В этом тексте находит ярчайшее выражение идея звучащего храма как всеобщей гармонии и гармонии как храма. Архитектурный код, пройдя долгий путь, не утратил связи со своим первоисточником — Небесным Градом и Богом и Его благодатью.

Утопия «4338-й год» дает еще один «музыкальный» ключ к сюжетам Одоевского.

«В разных местах сада по временам раздавалась скрытая музыка, которая, однако ж, играла очень тихо, чтобы не мешать разговорам. Охотники садились на резонанс, особо устроенный над невидимым оркестром; меня пригласили сесть туда же, но, с непривычки, мои нервы так раздражились от этого приятного, но слишком сильного сотрясения, что я, не высидев двух минут, соскочил на землю, чему дамы много смеялись».

Источника музыки нет и не может быть, ибо она везде, она заполняет все пространство, и человек может воспринимать ее непосредственно, всем существом. Впрочем, «охотники» могут усилить ее действия, сфокусировав музыкальное звучание, чтобы музыка более интенсивно проникала все человеческое существо. Но это — в будущем. А в настоящем музыкальное пространство ограничено, малодоступно. Оно заперто в храме, или в чьем-то доме, или в чьей-то душе. (С этой точки зрения, сказка «Городок в табакерке» дает грустный символ отгороженности, чуждости музыкального пространства человеку.)
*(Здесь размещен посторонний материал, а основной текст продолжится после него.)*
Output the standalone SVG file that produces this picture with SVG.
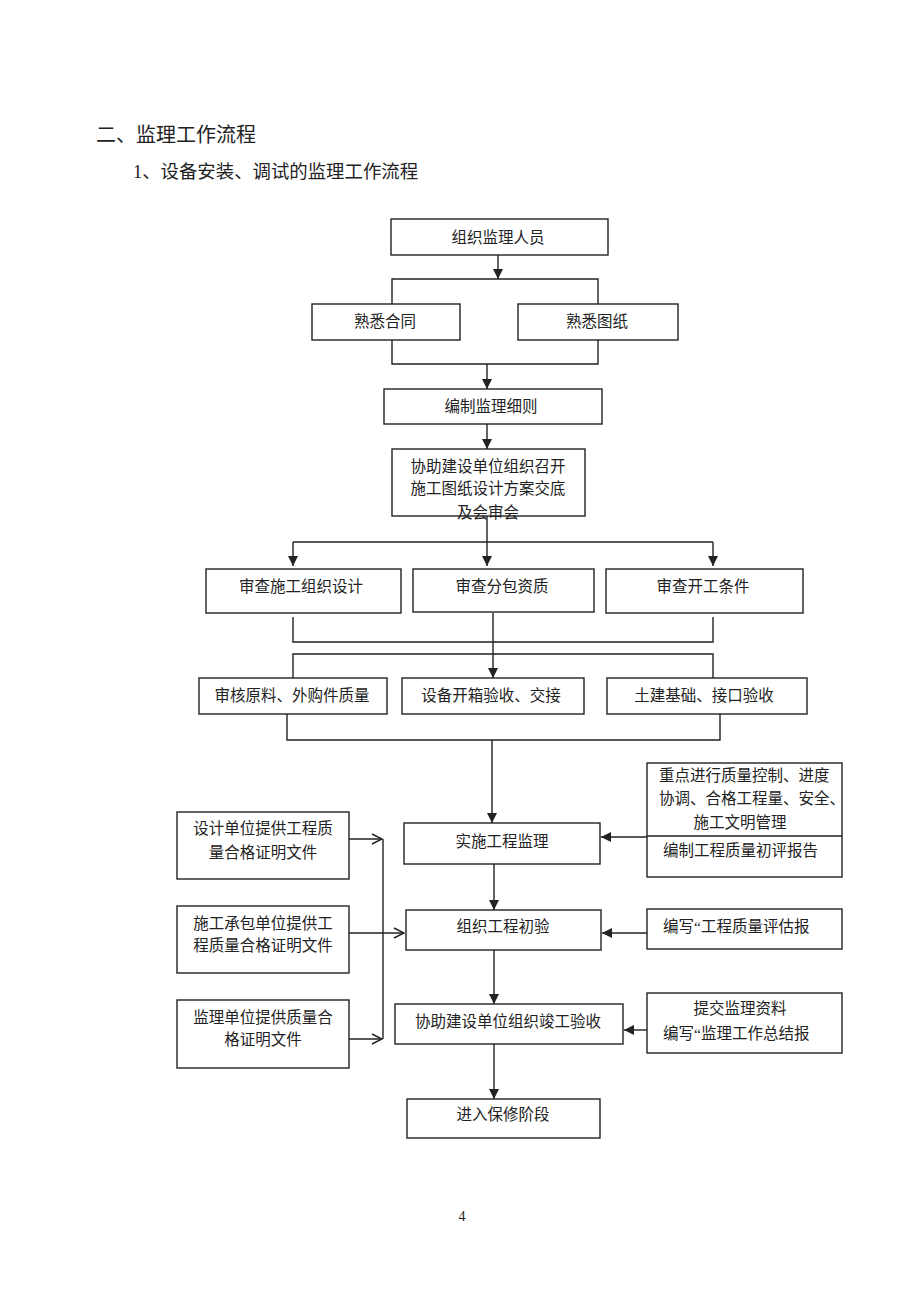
<svg xmlns="http://www.w3.org/2000/svg" width="920" height="1302" viewBox="0 0 920 1302">
<defs>
<style>
text{font-family:"Liberation Serif","Noto Sans CJK SC",serif;fill:#222;}
.t{font-size:15.5px;}
.m{text-anchor:middle;}
.box{fill:#fff;stroke:#222;stroke-width:1.4;}
.ln{fill:none;stroke:#222;stroke-width:1.4;}
.open{fill:none;stroke:#222;stroke-width:1.4;}
</style>
<marker id="ah" viewBox="0 0 10 10" refX="10" refY="5" markerWidth="10" markerHeight="10" markerUnits="userSpaceOnUse" orient="auto">
<path d="M0,0 L10,5 L0,10 z" fill="#222"/>
</marker>
<marker id="ao" viewBox="0 0 12 12" refX="11" refY="6" markerWidth="12" markerHeight="12" markerUnits="userSpaceOnUse" orient="auto">
<path d="M1,1 L11,6 L1,11" fill="none" stroke="#222" stroke-width="1.4"/>
</marker>
</defs>
<rect width="920" height="1302" fill="#fff"/>
<text x="96" y="142" style="font-size:20px">二、监理工作流程</text>
<text x="133" y="178" style="font-size:18.4px">1、设备安装、调试的监理工作流程</text>

<g id="connectors">
<line class="ln" x1="498" y1="255" x2="498" y2="279" marker-end="url(#ah)"/>
<polyline class="ln" points="392,304 392,279 598,279 598,304"/>
<polyline class="ln" points="392,340 392,364 598,364 598,340"/>
<line class="ln" x1="487" y1="364" x2="487" y2="389" marker-end="url(#ah)"/>
<line class="ln" x1="487" y1="424" x2="487" y2="449" marker-end="url(#ah)"/>
<line class="ln" x1="487" y1="516" x2="487" y2="542"/>
<line class="ln" x1="293" y1="542" x2="713" y2="542"/>
<line class="ln" x1="293" y1="542" x2="293" y2="566" marker-end="url(#ah)"/>
<line class="ln" x1="487" y1="542" x2="487" y2="566" marker-end="url(#ah)"/>
<line class="ln" x1="713" y1="542" x2="713" y2="566" marker-end="url(#ah)"/>
<polyline class="ln" points="293,617 293,642 713,642 713,617"/>
<polyline class="ln" points="293,678 293,654 713,654 713,678"/>
<line class="ln" x1="493" y1="613" x2="493" y2="678" marker-end="url(#ah)"/>
<polyline class="ln" points="287,714 287,740 720,740 720,714"/>
<line class="ln" x1="492" y1="740" x2="492" y2="823" marker-end="url(#ah)"/>
<line class="ln" x1="494" y1="864" x2="494" y2="910" marker-end="url(#ah)"/>
<line class="ln" x1="494" y1="950" x2="494" y2="1004" marker-end="url(#ah)"/>
<line class="ln" x1="494" y1="1044" x2="494" y2="1099" marker-end="url(#ah)"/>
<line class="ln" x1="647" y1="837" x2="601" y2="837" marker-end="url(#ah)"/>
<line class="ln" x1="647" y1="933" x2="602" y2="933" marker-end="url(#ah)"/>
<line class="ln" x1="647" y1="1030" x2="624" y2="1030" marker-end="url(#ah)"/>
<line class="ln" x1="383" y1="839" x2="383" y2="1039"/>
<line class="ln" x1="349" y1="839" x2="382" y2="839" marker-end="url(#ao)"/>
<line class="ln" x1="349" y1="933" x2="404" y2="933" marker-end="url(#ao)"/>
<line class="ln" x1="349" y1="1039" x2="382" y2="1039" marker-end="url(#ao)"/>
</g>

<g id="n1"><rect class="box" x="391" y="219" width="217" height="36"/><text class="t m" x="498" y="243">组织监理人员</text></g>
<g id="n2"><rect class="box" x="312" y="304" width="148" height="36"/><text class="t m" x="385" y="327">熟悉合同</text></g>
<g id="n3"><rect class="box" x="518" y="304" width="160" height="36"/><text class="t m" x="597" y="327">熟悉图纸</text></g>
<g id="n4"><rect class="box" x="384" y="389" width="218" height="35"/><text class="t m" x="491" y="412">编制监理细则</text></g>
<g id="n5"><rect class="box" x="392" y="449" width="193" height="67"/>
<text class="t m" x="488" y="472">协助建设单位组织召开</text>
<text class="t m" x="488" y="494">施工图纸设计方案交底</text>
<text class="t m" x="488" y="518">及会审会</text></g>
<g id="n6"><rect class="box" x="206" y="569" width="195" height="44"/><text class="t m" x="301" y="592">审查施工组织设计</text></g>
<g id="n7"><rect class="box" x="413" y="569" width="181" height="43"/><text class="t m" x="502" y="592">审查分包资质</text></g>
<g id="n8"><rect class="box" x="606" y="569" width="197" height="44"/><text class="t m" x="703" y="592">审查开工条件</text></g>
<g id="n9"><rect class="box" x="199" y="678" width="188" height="36"/><text class="t m" x="292" y="701">审核原料、外购件质量</text></g>
<g id="n10"><rect class="box" x="402" y="678" width="182" height="36"/><text class="t m" x="491" y="701">设备开箱验收、交接</text></g>
<g id="n11"><rect class="box" x="607" y="678" width="200" height="36"/><text class="t m" x="704" y="701">土建基础、接口验收</text></g>
<g id="n12"><rect class="box" x="404" y="823" width="196" height="41"/><text class="t m" x="502" y="847">实施工程监理</text></g>
<g id="n13"><rect class="box" x="647" y="763" width="195" height="114"/>
<line class="ln" x1="647" y1="836" x2="842" y2="836"/>
<text class="t" x="659" y="781">重点进行质量控制、进度</text>
<text class="t" x="659" y="804">协调、合格工程量、安全、</text>
<text class="t m" x="740" y="828">施工文明管理</text>
<text class="t" x="663" y="856">编制工程质量初评报告</text></g>
<g id="n14"><rect class="box" x="177" y="812" width="172" height="67"/>
<text class="t m" x="263" y="834">设计单位提供工程质</text>
<text class="t m" x="263" y="858">量合格证明文件</text></g>
<g id="n15"><rect class="box" x="406" y="910" width="195" height="40"/><text class="t m" x="503" y="932">组织工程初验</text></g>
<g id="n16"><rect class="box" x="647" y="909" width="195" height="40"/><text class="t" x="663" y="932">编写“工程质量评估报</text></g>
<g id="n17"><rect class="box" x="177" y="906" width="172" height="67"/>
<text class="t m" x="263" y="929">施工承包单位提供工</text>
<text class="t m" x="263" y="951">程质量合格证明文件</text></g>
<g id="n18"><rect class="box" x="395" y="1004" width="228" height="40"/><text class="t m" x="508" y="1027">协助建设单位组织竣工验收</text></g>
<g id="n19"><rect class="box" x="647" y="993" width="195" height="60"/>
<text class="t m" x="740" y="1014">提交监理资料</text>
<text class="t" x="663" y="1039">编写“监理工作总结报</text></g>
<g id="n20"><rect class="box" x="177" y="1000" width="172" height="68"/>
<text class="t m" x="263" y="1023">监理单位提供质量合</text>
<text class="t m" x="263" y="1045">格证明文件</text></g>
<g id="n21"><rect class="box" x="407" y="1099" width="193" height="39"/><text class="t m" x="503" y="1120">进入保修阶段</text></g>
<text x="462" y="1221" style="font-size:14px;text-anchor:middle">4</text>
</svg>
Мотив переливания души в звуки (звучанию приписываются качества водной стихии!) и, vise versa, звуков в душу выражает идею интимной коммуникации души с гармонической сферой, идею непосредственного общения души с иным миром, не требующего ни посредников, ни каких бы то ни было средств выражения. В «Цецилии» его не происходит: сияние и звуки превращаются в отблеск и отголосок, но несчастный персонаж не теряет веру в будущее слияние с гармонией (= веру в спасение). Такая непосредственная коммуникация, наряду с опосредованной инструментальной медиальностью, становится предметом изображения в «Последнем квартете Бетховена» и затем появляется в «Моцарте и Сальери» Пушкина, где наполнение души звуками может быть объяснено как передача дара.